Big money in Aussie sports bet advertising

News on 18 Apr 2013

Australian sports betting companies represented by trade association the Australian Wagering Council spent around A$90 million last year on marketing to the Australian public, the Council has disclosed.

Commenting on the numbers, the Sydney Morning Herald notes that this considerable investment in marketing does not include what is believed to be a substantial additional amount spent by major betting companies like Tabcorp and Tatts on marketing and advertising for their respective online betting shops.

Marketing expenses constitute a substantial portion of the total revenues generated every year, the newspaper notes, opining that this is an indication of the intense rivalry between operators.

According to the Council, the bulk of marketing costs are devoted to sponsoring Australia’s major sporting codes, triggering a fresh parliamentary inquiry into gambling and sport sponsorship, which will report to MPs next month.

Australian Wagering Council members include James Packer’s betting exchange joint venture, Betfair, Sportsbet and Betchoice.

But most of the marketing spend is understood to be generated by bookie Tom Waterhouse and Sportingbet/Centrebet which, in 2011, said it would spend A$30 million on marketing, most of it targeted at the NRL and AFL, the Sydney Morning Herald reports.

The Council took offence at comparisons with the health-damaging tobacco industry in addressing the parliamentary enquiry, with chief exec Chris Downy describing such comparisons as ‘grossly misleading’.

“There is no safe level of tobacco use,” Downy averred. “By contrast, the overwhelming majority of the 2 million Australians who bet on racing and sport online do so safely.
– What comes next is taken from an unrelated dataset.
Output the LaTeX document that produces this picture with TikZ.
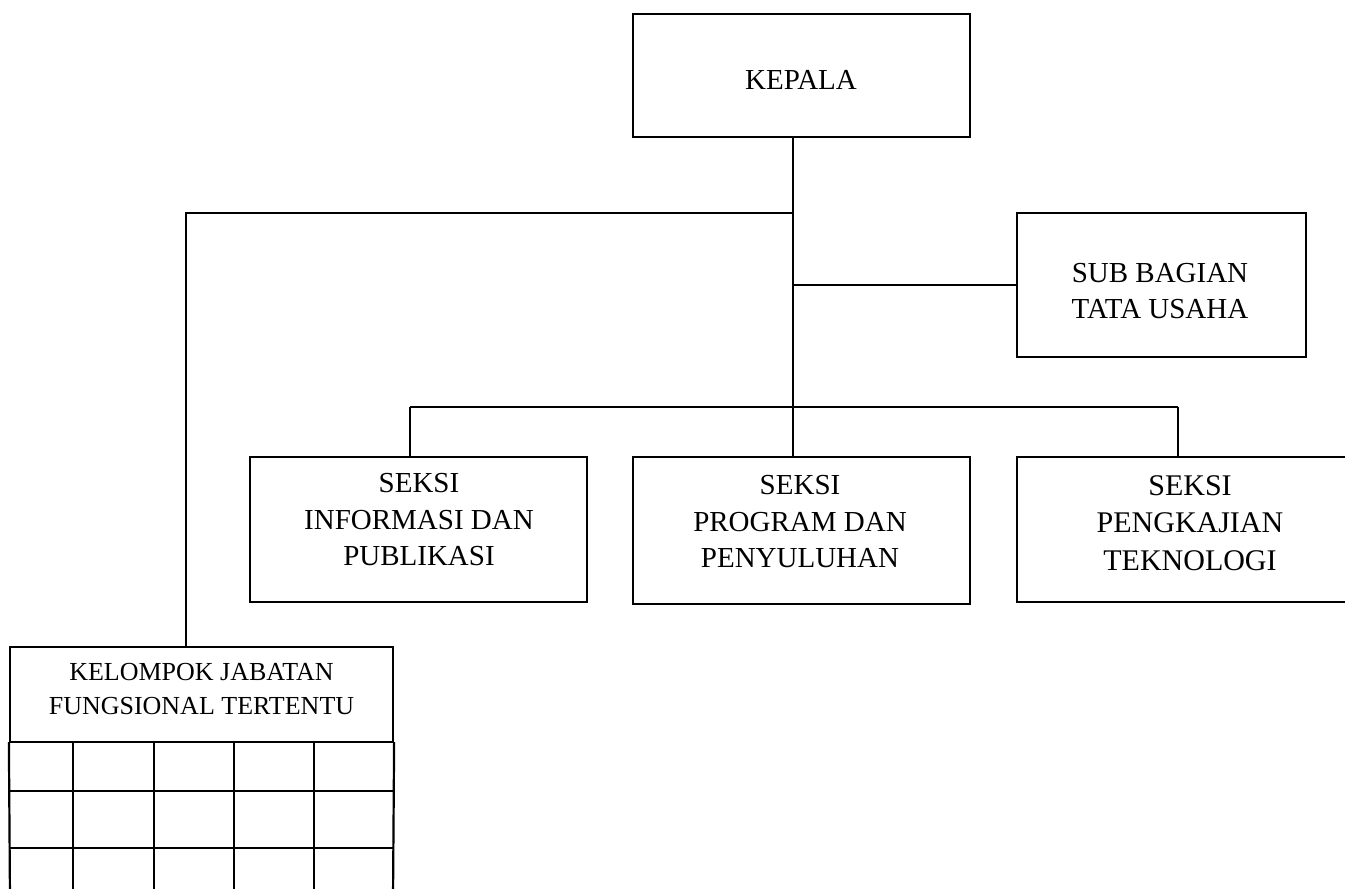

What’s more, it is a legitimate form of entertainment for them.”

Downy also claimed that his members have played a positive role in deterring Aussie gamblers from using unregulated offshore betting websites, thus supporting the integrity of Australian sports. The executive produced industry numbers illustrating an overall decline in the percentage of wagering turnover estimated to be offshore from 37.7 percent in 2003 to 13.8 percent in 2011.

“Having this turnover onshore not only provides significant benefits to consumers in terms of customer protection and harm minimisation measures, but is also critical to maintaining the integrity of racing and sports in Australia due to the integrity agreements which licensed Australian wagering operators have with the racing and sporting bodies,” Downy said.